How to Prepare: Your Checklist

The implementation of MiFID III requires concrete steps to ensure that financial institutions can operate in a legally compliant and efficient manner from 2025/2026 onwards. The following measures are particularly relevant:

System audit and functional testing
Check whether your systems comply with all current and future recording requirements. These include tamper-proof storage, automatic archiving, and deletion periods in accordance with EU regulations. It is also crucial that data is fully auditable and exportable.
Adaptation of processes and workflows
Adapt your technical standards, documentation and reporting processes to the new MiFID and MiFIR requirements. Automated reports and alerts that immediately highlight potential compliance violations are particularly important. Technologies such as AI policy templates help to quickly implement regulatory-compliant monitoring.
Training on conduct and advisory requirements
Employees must be familiar with the new requirements – from the PFOF ban and proof of best execution to rules for off-channel monitoring. Raise awareness among teams about the use of AI-supported monitoring and analysis tools. In addition, role-specific training should be provided for front office, compliance, and IT staff.
Preparation for the PFOF ban and new reporting formats
Analyze existing order execution processes and adapt them to the upcoming PFOF ban at an early stage. Financial institutions must also implement the new data standards for transaction reporting (RTS 22). The aim is to ensure that systems are fully MiFID III-compliant by the 2025/2026 deadlines.
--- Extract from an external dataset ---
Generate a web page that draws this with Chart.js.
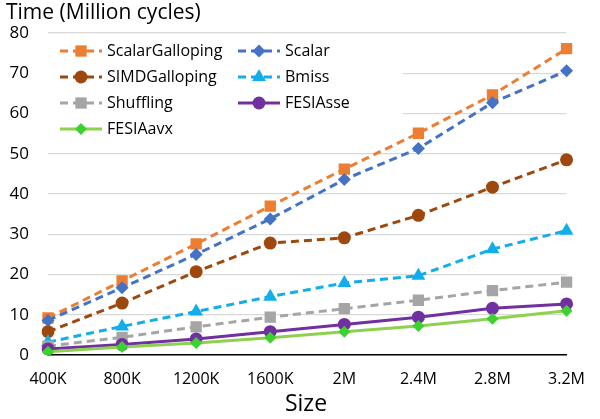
<!DOCTYPE html>
<html>
<head>
<meta charset="utf-8">
<script src="https://cdn.jsdelivr.net/npm/chart.js@4/dist/chart.umd.min.js"></script>
<style>
  html, body { margin: 0; padding: 0; background: #fff; }
  #wrap { width: 600px; height: 419px; }
</style>
</head>
<body>
<div id="wrap"><canvas id="chart" width="600" height="419"></canvas></div>
<script>
const sizes = ['400K', '800K', '1200K', '1600K', '2M', '2.4M', '2.8M', '3.2M'];
const yTicks = [0, 10, 20, 30, 40, 50, 60, 70, 80];

const scalarGalloping = [9.2, 18.4, 27.6, 37.0, 46.2, 55.1, 64.6, 76.1];
const scalar          = [8.6, 16.7, 25.0, 33.8, 43.6, 51.3, 62.7, 70.6];
const simdGalloping   = [5.8, 12.9, 20.7, 27.8, 29.1, 34.7, 41.7, 48.5];
const bmiss           = [3.2, 7.1, 10.8, 14.5, 17.9, 19.7, 26.3, 30.9];
const shuffling       = [2.2, 4.4, 7.0, 9.4, 11.5, 13.6, 16.0, 18.1];
const fesiaSse        = [1.5, 2.6, 4.0, 5.8, 7.6, 9.4, 11.6, 12.7];
const fesiaAvx        = [0.8, 2.0, 3.0, 4.3, 5.8, 7.2, 9.0, 11.0];

const FONT = '"Open Sans", "Noto Sans", sans-serif';

const series = [
  { label: 'ScalarGalloping', data: scalarGalloping, color: '#ED7D31', point: '#ED7D31', style: 'rect', r: 8, dash: [8, 5] },
  { label: 'Scalar', data: scalar, color: '#4472C4', point: '#4472C4', style: 'rectRot', r: 6.5, dash: [8, 5] },
  { label: 'SIMDGalloping', data: simdGalloping, color: '#9E480E', point: '#9E480E', style: 'circle', r: 6.5, dash: [8, 5] },
  { label: 'Bmiss', data: bmiss, color: '#12ADEB', point: '#12ADEB', style: 'triangle', r: 8, dash: [8, 5] },
  { label: 'Shuffling', data: shuffling, color: '#A5A5A5', point: '#A5A5A5', style: 'rect', r: 8, dash: [8, 5] },
  { label: 'FESIAsse', data: fesiaSse, color: '#7030A0', point: '#7030A0', style: 'circle', r: 6.5, dash: [] },
  { label: 'FESIAavx', data: fesiaAvx, color: '#8ED14F', point: '#3BD12F', style: 'rectRot', r: 6, dash: [] }
];

// legend in two columns inside the plot, white box over the grid
const legendPlugin = {
  id: 'boxLegend',
  beforeDatasetsDraw(chart) {
    const ctx = chart.ctx;
    ctx.save();
    ctx.fillStyle = '#fff';
    ctx.fillRect(chart.chartArea.left, 38, 355, 106);
    ctx.font = '16px ' + FONT;
    ctx.textBaseline = 'middle';
    series.forEach((s, i) => {
      const col = i % 2, row = Math.floor(i / 2);
      const x0 = col === 0 ? 60 : 238;
      const y = 51 + row * 26;
      ctx.strokeStyle = s.color;
      ctx.lineWidth = 3;
      ctx.setLineDash(s.dash);
      ctx.beginPath();
      ctx.moveTo(x0, y);
      ctx.lineTo(x0 + 42, y);
      ctx.stroke();
      ctx.setLineDash([]);
      ctx.fillStyle = s.point;
      Chart.helpers.drawPoint(ctx, { pointStyle: s.style, radius: s.r, rotation: 0, borderWidth: 0 }, x0 + 21, y);
      ctx.fillStyle = '#000';
      ctx.fillText(s.label, x0 + 47, y);
    });
    ctx.restore();
  }
};

const titlePlugin = {
  id: 'axisTitles',
  afterDraw(chart) {
    const ctx = chart.ctx;
    ctx.save();
    ctx.fillStyle = '#000';
    ctx.textBaseline = 'middle';
    ctx.font = '21px ' + FONT;
    ctx.textAlign = 'left';
    ctx.fillText('Time (Million cycles)', 6, 13);
    ctx.font = '23px ' + FONT;
    ctx.textAlign = 'center';
    ctx.fillText('Size', 306, 404);
    ctx.restore();
  }
};

new Chart(document.getElementById('chart'), {
  type: 'line',
  data: {
    labels: sizes,
    datasets: series.map((s, i) => ({
      label: s.label,
      data: s.data,
      borderColor: s.color,
      backgroundColor: s.point,
      borderWidth: 3,
      borderDash: s.dash,
      pointStyle: s.style,
      pointRadius: s.r,
      pointHoverRadius: s.r,
      pointBorderWidth: 0,
      pointBackgroundColor: s.point,
      tension: 0,
      order: series.length - i
    }))
  },
  options: {
    responsive: false,
    animation: false,
    layout: { padding: { top: 33, right: 22, left: 0, bottom: 0 } },
    plugins: { legend: { display: false }, tooltip: { enabled: false } },
    scales: {
      x: {
        offset: false,
        grid: { display: false, drawTicks: false },
        border: { display: true, color: '#000', width: 1.5 },
        ticks: { color: '#000', font: { family: FONT, size: 16 }, padding: 15, maxRotation: 0, autoSkip: false },
        afterFit(scale) { scale.height = 64; }
      },
      y: {
        min: 0,
        max: 80,
        afterBuildTicks(scale) { scale.ticks = yTicks.map(v => ({ value: v })); },
        grid: { color: '#D9D9D9', lineWidth: 1.2, drawTicks: false },
        border: { display: false },
        ticks: { color: '#000', font: { family: FONT, size: 17 }, padding: 19 },
        afterFit(scale) { scale.width = 48; }
      }
    }
  },
  plugins: [legendPlugin, titlePlugin]
});
</script>
</body>
</html>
Recording Insights: Added Value for MiFID III Compliance

Implementing MiFID III is complex – but with the right technology, you can not only comply with the regulations, you can also turn them into an opportunity. This is precisely the approach described by Ralf Rösel, Director of Product Management at ASC:

"With Recording Insights, you not only comply with MiFID III but also use regulatory changes as an opportunity to automate processes, proactively identify risks, and ensure verifiable compliance at all times."

Seamless integration into existing systems

The stricter requirements for reporting, recordkeeping, and omnichannel recording can hardly be met efficiently with traditional means. This is exactly where Recording Insights comes in: The solution is a certified native app for Microsoft Teams and is also approved for the Microsoft Industry Cloud for Financial Services.

All relevant communication channels - from calls and chats to meetings and video conferences – are automatically recorded, encrypted, and archived in an audit-proof manner. Integrated analysis functions such as transcription, keyword recognition, and sentiment analysis enable compliance officers to identify risks at an early stage and provide regulatory evidence at any time.

Recording Insights not only enables you to meet increasing recording obligations but also efficiently combines them with omnichannel compliance requirements.

AI Policy Templates for AI-powered compliance management

Regulatory requirements are complex and affect both reporting obligations and the monitoring of customer communications. Instead of configuring each rule individually, ASC offers preconfigured, regulatory-compliant analysis modules with its AI Policy Templates.

The advantage: Compliance teams can immediately transfer legal changes into their systems without lengthy implementation projects. This not only makes compliance with MiFID III regulatory requirements easier but also operationally plannable and scalable.

Companies that act now not only secure regulatory certainty but also gain a competitive advantage through efficiency and transparency.

Disclaimer

Please note that we do not provide legal advice and that this information cannot replace legal review or consultation.